Available data |
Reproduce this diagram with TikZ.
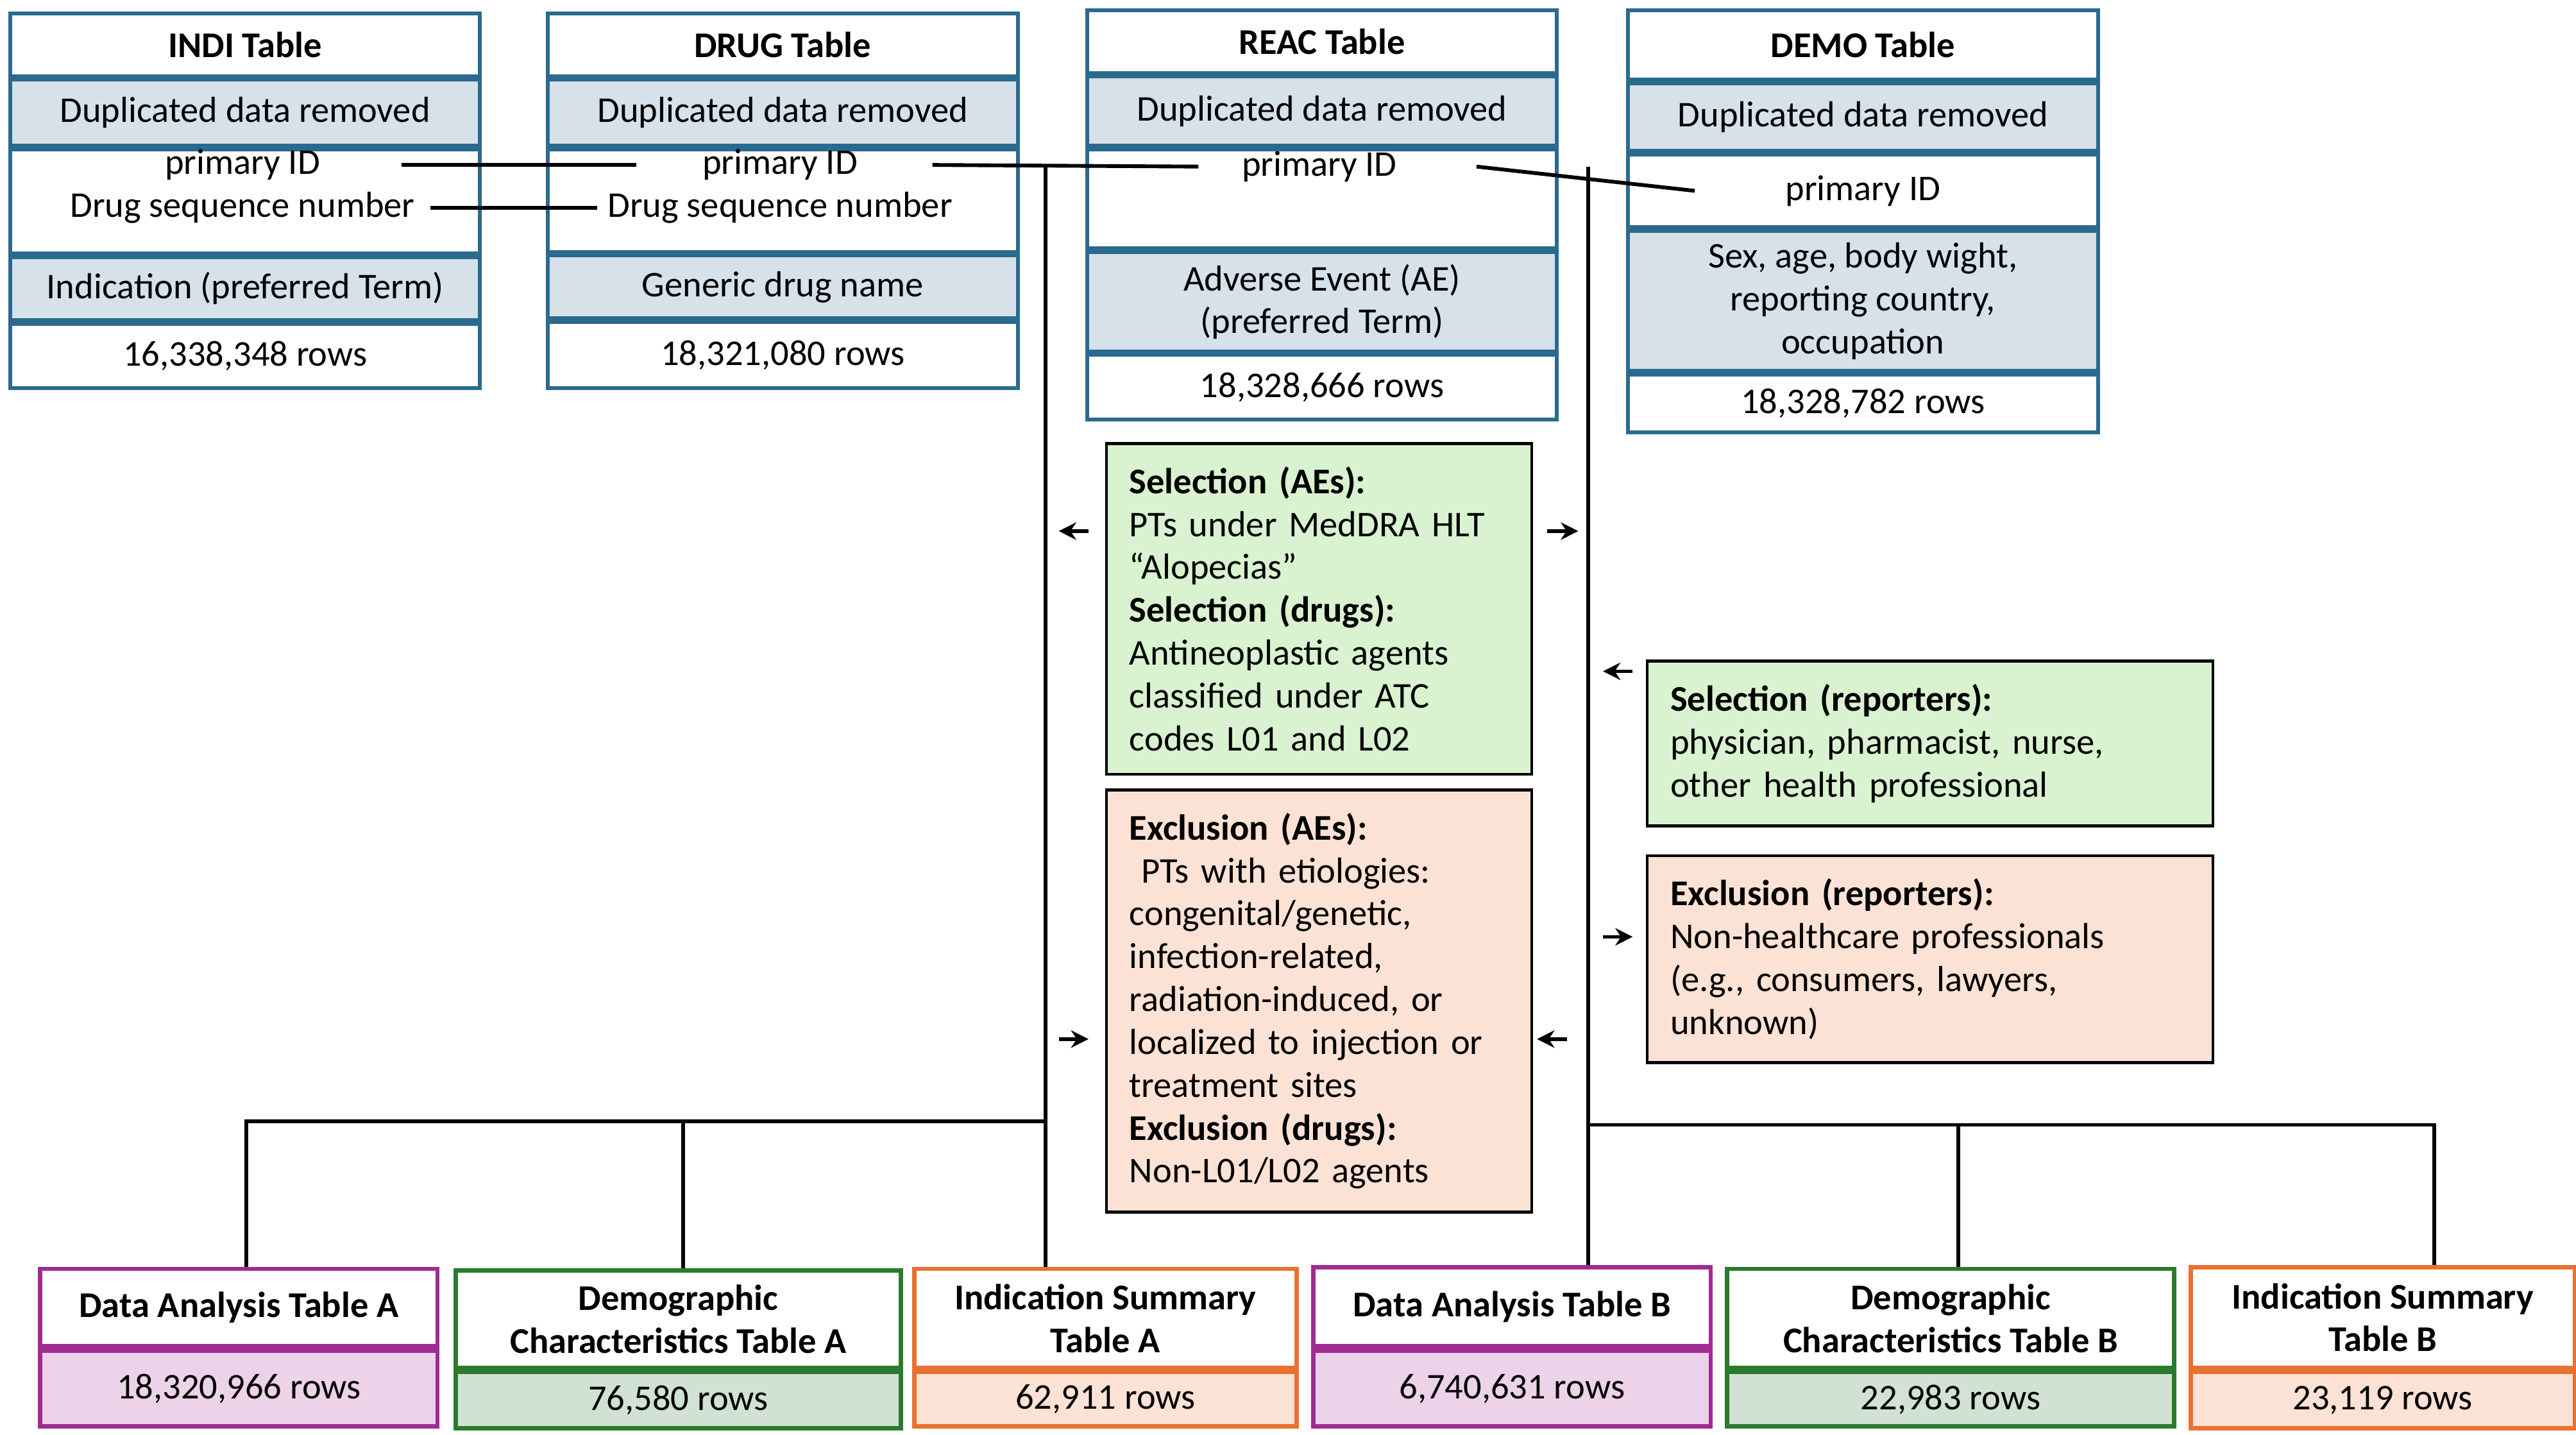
\documentclass[tikz,border=0pt]{standalone}
\usepackage{fontspec}
\setmainfont{Carlito}
\usetikzlibrary{positioning,arrows.meta}
\definecolor{tblue}{HTML}{2A6A8E}
\definecolor{tfill}{HTML}{D6E1EA}
\definecolor{selfill}{HTML}{D9F2D0}
\definecolor{excfill}{HTML}{FBE2D5}
\definecolor{purp}{HTML}{A02B93}
\definecolor{purpfill}{HTML}{EDD3E9}
\definecolor{grn}{HTML}{2B7A2E}
\definecolor{grnfill}{HTML}{D1E2D4}
\definecolor{orng}{HTML}{E97132}
\newcommand{\txt}{\fontsize{12.5}{14.8}\selectfont}
\tikzset{
  cell/.style={draw=tblue,line width=1.3pt,minimum width=5.7cm,inner sep=0pt,align=center,font=\txt},
  head/.style={cell,font=\txt\bfseries},
  shade/.style={cell,fill=tfill},
  word/.style={inner sep=0pt,font=\txt},
  crit/.style={draw=black,line width=1pt,anchor=north west,inner sep=0.28cm,align=left,font=\txt},
  sel/.style={crit,fill=selfill},
  exc/.style={crit,fill=excfill},
  res/.style={line width=1.5pt,anchor=north west,inner sep=0pt,align=center,font=\txt\bfseries},
  resrow/.style={line width=1.5pt,inner sep=0pt,align=center,font=\txt},
  link/.style={line width=1.3pt},
  stub/.style={line width=1.2pt,-{Stealth[length=6pt,width=6pt]}}
}
\begin{document}
\begin{tikzpicture}[x=0.02cm,y=-0.02cm,node distance=0pt]
\useasboundingbox (0,0) rectangle (1562,870);
% source tables
\node[head,anchor=north west,minimum height=0.76cm] (indiH) at (5,7) {INDI Table};
\node[shade,minimum height=0.8cm,below=of indiH] (indiDup) {Duplicated data removed};
\node[cell,minimum height=1.26cm,below=of indiDup] (indiKey) {};
\node[shade,minimum height=0.76cm,below=of indiKey] (indiInd) {Indication (preferred Term)};
\node[cell,minimum height=0.78cm,below=of indiInd] (indiRows) {16,338,348 rows};
\node[word] (indiPid) at (147,100) {primary ID};
\node[word] (indiSeq) at (147,126) {Drug sequence number};

\node[head,anchor=north west,minimum height=0.76cm] (drugH) at (331,7) {DRUG Table};
\node[shade,minimum height=0.8cm,below=of drugH] (drugDup) {Duplicated data removed};
\node[cell,minimum height=1.24cm,below=of drugDup] (drugKey) {};
\node[shade,minimum height=0.76cm,below=of drugKey] (drugName) {Generic drug name};
\node[cell,minimum height=0.8cm,below=of drugName] (drugRows) {18,321,080 rows};
\node[word] (drugPid) at (473,100) {primary ID};
\node[word] (drugSeq) at (473,126) {Drug sequence number};

\node[head,anchor=north west,minimum height=0.76cm] (reacH) at (658,5) {REAC Table};
\node[shade,minimum height=0.84cm,below=of reacH] (reacDup) {Duplicated data removed};
\node[cell,minimum height=1.2cm,below=of reacDup] (reacKey) {};
\node[shade,minimum height=1.2cm,below=of reacKey] (reacAE) {Adverse Event (AE)\\(preferred Term)};
\node[cell,minimum height=0.78cm,below=of reacAE] (reacRows) {18,328,666 rows};
\node[word] (reacPid) at (800,101) {primary ID};

\node[head,anchor=north west,minimum height=0.84cm] (demoH) at (986,5) {DEMO Table};
\node[shade,minimum height=0.82cm,below=of demoH] (demoDup) {Duplicated data removed};
\node[cell,minimum height=0.88cm,below=of demoDup] (demoKey) {primary ID};
\node[shade,minimum height=1.7cm,below=of demoKey] (demoInfo) {Sex, age, body wight,\\reporting country,\\occupation};
\node[cell,minimum height=0.7cm,below=of demoInfo] (demoRows) {18,328,782 rows};
% key links
\coordinate (jL) at (634,100);
\coordinate (jR) at (963,101);
\draw[link] ([xshift=0.98cm]indiPid.east) -- ([xshift=-0.8cm]drugPid.west);
\draw[link] ([xshift=0.18cm]indiSeq.east) -- ([xshift=-0.12cm]drugSeq.west);
\draw[link] ([xshift=0.9cm]drugPid.east) -- ([xshift=-0.52cm]reacPid.west);
\draw[link] ([xshift=0.96cm]reacPid.east) -- ([xshift=-2.04cm]demoKey.center);
% criteria
\node[sel,minimum width=5.16cm,minimum height=3.96cm,text width=4.6cm] (selAE) at (670,268)
  {\textbf{Selection (AEs):}\\PTs under MedDRA HLT\\“Alopecias”\\\textbf{Selection (drugs):}\\Antineoplastic agents\\classified under ATC\\codes L01 and L02};
\node[exc,minimum width=5.16cm,minimum height=5.04cm,text width=4.6cm] (excAE) at (670,478)
  {\textbf{Exclusion (AEs):}\\\ PTs with etiologies:\\congenital/genetic,\\infection-related,\\radiation-induced, or\\localized to injection or\\treatment sites\\\textbf{Exclusion (drugs):}\\Non-L01/L02 agents};
\node[sel,minimum width=6.86cm,minimum height=1.84cm,text width=6.3cm] (selRep) at (998,400)
  {\textbf{Selection (reporters):}\\physician, pharmacist, nurse,\\other health professional};
\node[exc,minimum width=6.86cm,minimum height=2.38cm,text width=6.3cm] (excRep) at (998,518)
  {\textbf{Exclusion (reporters):}\\Non-healthcare professionals\\(e.g., consumers, lawyers,\\unknown)};
\coordinate (a1) at (642,322);
\coordinate (a2) at (957,322);
\coordinate (a3) at (660,630);
\coordinate (a4) at (932,630);
\coordinate (a5) at (972,407);
\coordinate (a6) at (990,568);
\draw[stub] (660,322) -- (a1);
\draw[stub] (938,322) -- (a2);
\draw[stub] (642,630) -- (a3);
\draw[stub] (950,630) -- (a4);
\draw[stub] (990,407) -- (a5);
\draw[stub] (972,568) -- (a6);
% result tables
\node[res,draw=purp,minimum width=4.82cm,minimum height=0.94cm] (daAH) at (23,768) {Data Analysis Table A};
\node[resrow,draw=purp,fill=purpfill,minimum width=4.82cm,minimum height=0.92cm,below=of daAH] (daArows) {18,320,966 rows};
\node[res,draw=grn,minimum width=5.4cm,minimum height=1.18cm] (dmAH) at (275,769) {Demographic\\Characteristics Table A};
\node[resrow,draw=grn,fill=grnfill,minimum width=5.4cm,minimum height=0.68cm,below=of dmAH] (dmArows) {76,580 rows};
\node[res,draw=orng,minimum width=4.64cm,minimum height=1.2cm] (inAH) at (553,768) {Indication Summary\\Table A};
\node[resrow,draw=orng,fill=excfill,minimum width=4.64cm,minimum height=0.66cm,below=of inAH] (inArows) {62,911 rows};
\node[res,draw=purp,minimum width=4.82cm,minimum height=0.96cm] (daBH) at (795,767) {Data Analysis Table B};
\node[resrow,draw=purp,fill=purpfill,minimum width=4.82cm,minimum height=0.92cm,below=of daBH] (daBrows) {6,740,631 rows};
\node[res,draw=grn,minimum width=5.42cm,minimum height=1.2cm] (dmBH) at (1046,768) {Demographic\\Characteristics Table B};
\node[resrow,draw=grn,fill=grnfill,minimum width=5.42cm,minimum height=0.66cm,below=of dmBH] (dmBrows) {22,983 rows};
\node[res,draw=orng,minimum width=4.66cm,minimum height=1.22cm] (inBH) at (1327,767) {Indication Summary\\Table B};
\node[resrow,draw=orng,fill=excfill,minimum width=4.66cm,minimum height=0.68cm,below=of inBH] (inBrows) {23,119 rows};
% buses
\coordinate (busL) at (634,680);
\coordinate (busR) at (963,682);
\coordinate (busRend) at (1476,682);
\draw[link] (jL) -- (jL |- inAH.north);
\draw[link] (jR) -- (jR |- daBH.north);
\draw[link] ([xshift=0.09cm]daAH.north) |- (busL);
\draw[link] ([xshift=0.06cm]dmAH.north) -- ([xshift=0.06cm]dmAH.north |- busL);
\draw[link] (busR) -- (busRend) -- (busRend |- inBH.north);
\draw[link] ([xshift=0.09cm]dmBH.north) -- ([xshift=0.09cm]dmBH.north |- busR);
\end{tikzpicture}
\end{document}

To be done | The lines from the top of the data above through the one holding "(indiSeq) at (147,126)" are to be repeated exactly, and only those, with no pictures.

Result below |
Reproduce this diagram with TikZ.
\documentclass[tikz,border=0pt]{standalone}
\usepackage{fontspec}
\setmainfont{Carlito}
\usetikzlibrary{positioning,arrows.meta}
\definecolor{tblue}{HTML}{2A6A8E}
\definecolor{tfill}{HTML}{D6E1EA}
\definecolor{selfill}{HTML}{D9F2D0}
\definecolor{excfill}{HTML}{FBE2D5}
\definecolor{purp}{HTML}{A02B93}
\definecolor{purpfill}{HTML}{EDD3E9}
\definecolor{grn}{HTML}{2B7A2E}
\definecolor{grnfill}{HTML}{D1E2D4}
\definecolor{orng}{HTML}{E97132}
\newcommand{\txt}{\fontsize{12.5}{14.8}\selectfont}
\tikzset{
  cell/.style={draw=tblue,line width=1.3pt,minimum width=5.7cm,inner sep=0pt,align=center,font=\txt},
  head/.style={cell,font=\txt\bfseries},
  shade/.style={cell,fill=tfill},
  word/.style={inner sep=0pt,font=\txt},
  crit/.style={draw=black,line width=1pt,anchor=north west,inner sep=0.28cm,align=left,font=\txt},
  sel/.style={crit,fill=selfill},
  exc/.style={crit,fill=excfill},
  res/.style={line width=1.5pt,anchor=north west,inner sep=0pt,align=center,font=\txt\bfseries},
  resrow/.style={line width=1.5pt,inner sep=0pt,align=center,font=\txt},
  link/.style={line width=1.3pt},
  stub/.style={line width=1.2pt,-{Stealth[length=6pt,width=6pt]}}
}
\begin{document}
\begin{tikzpicture}[x=0.02cm,y=-0.02cm,node distance=0pt]
\useasboundingbox (0,0) rectangle (1562,870);
% source tables
\node[head,anchor=north west,minimum height=0.76cm] (indiH) at (5,7) {INDI Table};
\node[shade,minimum height=0.8cm,below=of indiH] (indiDup) {Duplicated data removed};
\node[cell,minimum height=1.26cm,below=of indiDup] (indiKey) {};
\node[shade,minimum height=0.76cm,below=of indiKey] (indiInd) {Indication (preferred Term)};
\node[cell,minimum height=0.78cm,below=of indiInd] (indiRows) {16,338,348 rows};
\node[word] (indiPid) at (147,100) {primary ID};
\node[word] (indiSeq) at (147,126) {Drug sequence number};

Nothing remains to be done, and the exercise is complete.